**SHORT EXERCISE**
Can you write out every line from the start of the records below through the line containing "below=23pt of tyo]", leaving out any pictures?

— BEGIN MATERIAL PROVIDED —

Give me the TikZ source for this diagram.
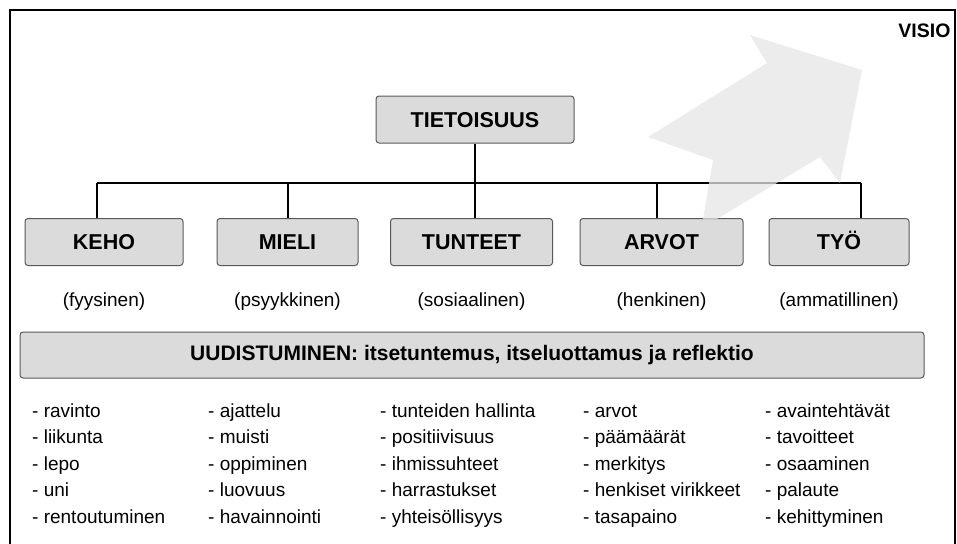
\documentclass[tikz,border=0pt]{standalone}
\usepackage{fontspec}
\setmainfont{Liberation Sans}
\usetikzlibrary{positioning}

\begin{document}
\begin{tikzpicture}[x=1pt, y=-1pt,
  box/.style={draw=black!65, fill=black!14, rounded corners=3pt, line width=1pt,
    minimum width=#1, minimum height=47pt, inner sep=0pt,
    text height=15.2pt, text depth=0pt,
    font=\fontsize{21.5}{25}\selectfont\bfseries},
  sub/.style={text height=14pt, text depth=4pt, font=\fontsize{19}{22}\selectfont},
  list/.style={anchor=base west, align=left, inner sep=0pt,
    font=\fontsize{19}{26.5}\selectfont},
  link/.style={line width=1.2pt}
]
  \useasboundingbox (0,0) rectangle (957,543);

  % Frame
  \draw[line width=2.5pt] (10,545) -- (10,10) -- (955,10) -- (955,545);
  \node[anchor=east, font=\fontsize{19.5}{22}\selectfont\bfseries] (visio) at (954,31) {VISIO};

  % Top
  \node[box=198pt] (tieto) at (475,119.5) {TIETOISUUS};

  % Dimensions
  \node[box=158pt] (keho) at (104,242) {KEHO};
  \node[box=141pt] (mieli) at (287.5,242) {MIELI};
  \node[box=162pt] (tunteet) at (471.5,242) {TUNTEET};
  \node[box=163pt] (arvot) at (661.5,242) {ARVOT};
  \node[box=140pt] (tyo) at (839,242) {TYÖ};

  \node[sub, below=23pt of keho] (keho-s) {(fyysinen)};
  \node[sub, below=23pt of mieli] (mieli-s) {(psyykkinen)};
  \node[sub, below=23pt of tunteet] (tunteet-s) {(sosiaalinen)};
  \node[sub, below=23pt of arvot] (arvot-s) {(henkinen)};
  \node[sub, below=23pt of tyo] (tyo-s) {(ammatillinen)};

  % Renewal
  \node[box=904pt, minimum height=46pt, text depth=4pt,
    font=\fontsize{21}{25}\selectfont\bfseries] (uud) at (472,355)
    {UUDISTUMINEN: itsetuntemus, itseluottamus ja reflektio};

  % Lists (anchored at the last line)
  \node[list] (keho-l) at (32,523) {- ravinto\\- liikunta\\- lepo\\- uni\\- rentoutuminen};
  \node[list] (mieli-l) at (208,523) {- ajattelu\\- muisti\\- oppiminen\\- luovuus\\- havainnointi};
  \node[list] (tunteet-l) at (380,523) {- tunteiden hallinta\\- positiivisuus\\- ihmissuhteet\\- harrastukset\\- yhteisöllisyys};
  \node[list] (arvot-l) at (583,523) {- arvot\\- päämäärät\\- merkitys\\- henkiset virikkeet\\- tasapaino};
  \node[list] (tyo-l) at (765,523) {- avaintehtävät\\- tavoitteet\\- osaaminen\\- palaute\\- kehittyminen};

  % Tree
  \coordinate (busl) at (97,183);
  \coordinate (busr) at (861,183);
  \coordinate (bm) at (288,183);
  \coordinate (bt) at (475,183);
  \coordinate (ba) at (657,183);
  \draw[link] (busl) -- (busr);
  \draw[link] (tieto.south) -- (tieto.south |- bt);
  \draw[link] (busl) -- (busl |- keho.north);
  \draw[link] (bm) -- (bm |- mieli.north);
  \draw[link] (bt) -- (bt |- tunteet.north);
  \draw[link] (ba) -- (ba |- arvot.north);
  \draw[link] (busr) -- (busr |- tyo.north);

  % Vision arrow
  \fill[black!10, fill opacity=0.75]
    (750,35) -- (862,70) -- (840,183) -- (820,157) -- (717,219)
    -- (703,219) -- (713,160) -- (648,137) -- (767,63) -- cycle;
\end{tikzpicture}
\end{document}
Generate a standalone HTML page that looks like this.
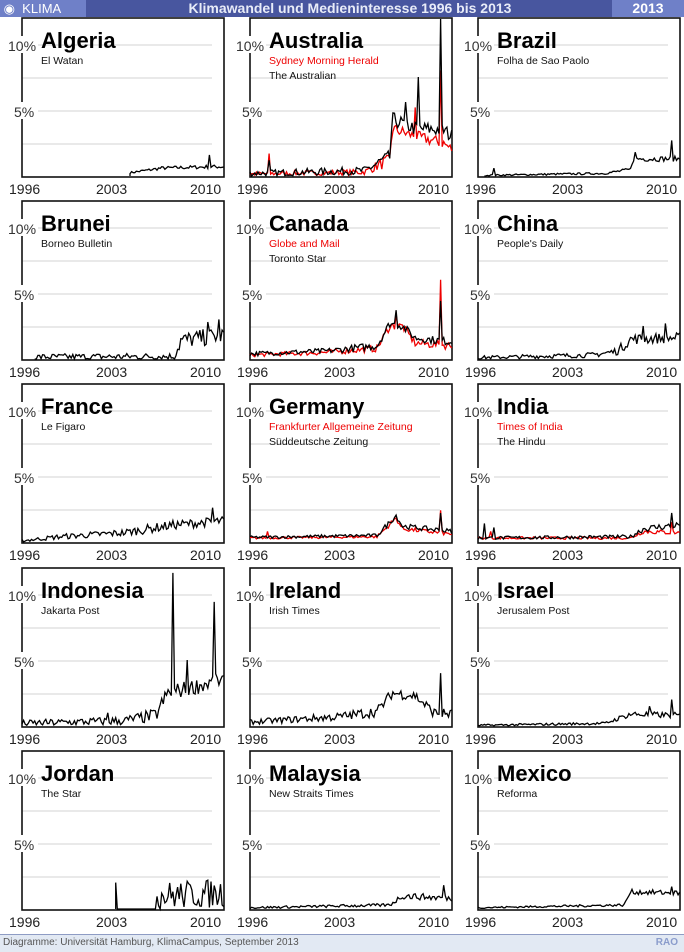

— END MATERIAL PROVIDED —

**PROBLEM SOLUTION**
Give me the TikZ source for this diagram.
\documentclass[tikz,border=0pt]{standalone}
\usepackage{fontspec}
\setmainfont{Liberation Sans}
\usetikzlibrary{positioning}

\begin{document}
\begin{tikzpicture}[x=1pt, y=-1pt,
  box/.style={draw=black!65, fill=black!14, rounded corners=3pt, line width=1pt,
    minimum width=#1, minimum height=47pt, inner sep=0pt,
    text height=15.2pt, text depth=0pt,
    font=\fontsize{21.5}{25}\selectfont\bfseries},
  sub/.style={text height=14pt, text depth=4pt, font=\fontsize{19}{22}\selectfont},
  list/.style={anchor=base west, align=left, inner sep=0pt,
    font=\fontsize{19}{26.5}\selectfont},
  link/.style={line width=1.2pt}
]
  \useasboundingbox (0,0) rectangle (957,543);

  % Frame
  \draw[line width=2.5pt] (10,545) -- (10,10) -- (955,10) -- (955,545);
  \node[anchor=east, font=\fontsize{19.5}{22}\selectfont\bfseries] (visio) at (954,31) {VISIO};

  % Top
  \node[box=198pt] (tieto) at (475,119.5) {TIETOISUUS};

  % Dimensions
  \node[box=158pt] (keho) at (104,242) {KEHO};
  \node[box=141pt] (mieli) at (287.5,242) {MIELI};
  \node[box=162pt] (tunteet) at (471.5,242) {TUNTEET};
  \node[box=163pt] (arvot) at (661.5,242) {ARVOT};
  \node[box=140pt] (tyo) at (839,242) {TYÖ};

  \node[sub, below=23pt of keho] (keho-s) {(fyysinen)};
  \node[sub, below=23pt of mieli] (mieli-s) {(psyykkinen)};
  \node[sub, below=23pt of tunteet] (tunteet-s) {(sosiaalinen)};
  \node[sub, below=23pt of arvot] (arvot-s) {(henkinen)};
  \node[sub, below=23pt of tyo] (tyo-s) {(ammatillinen)};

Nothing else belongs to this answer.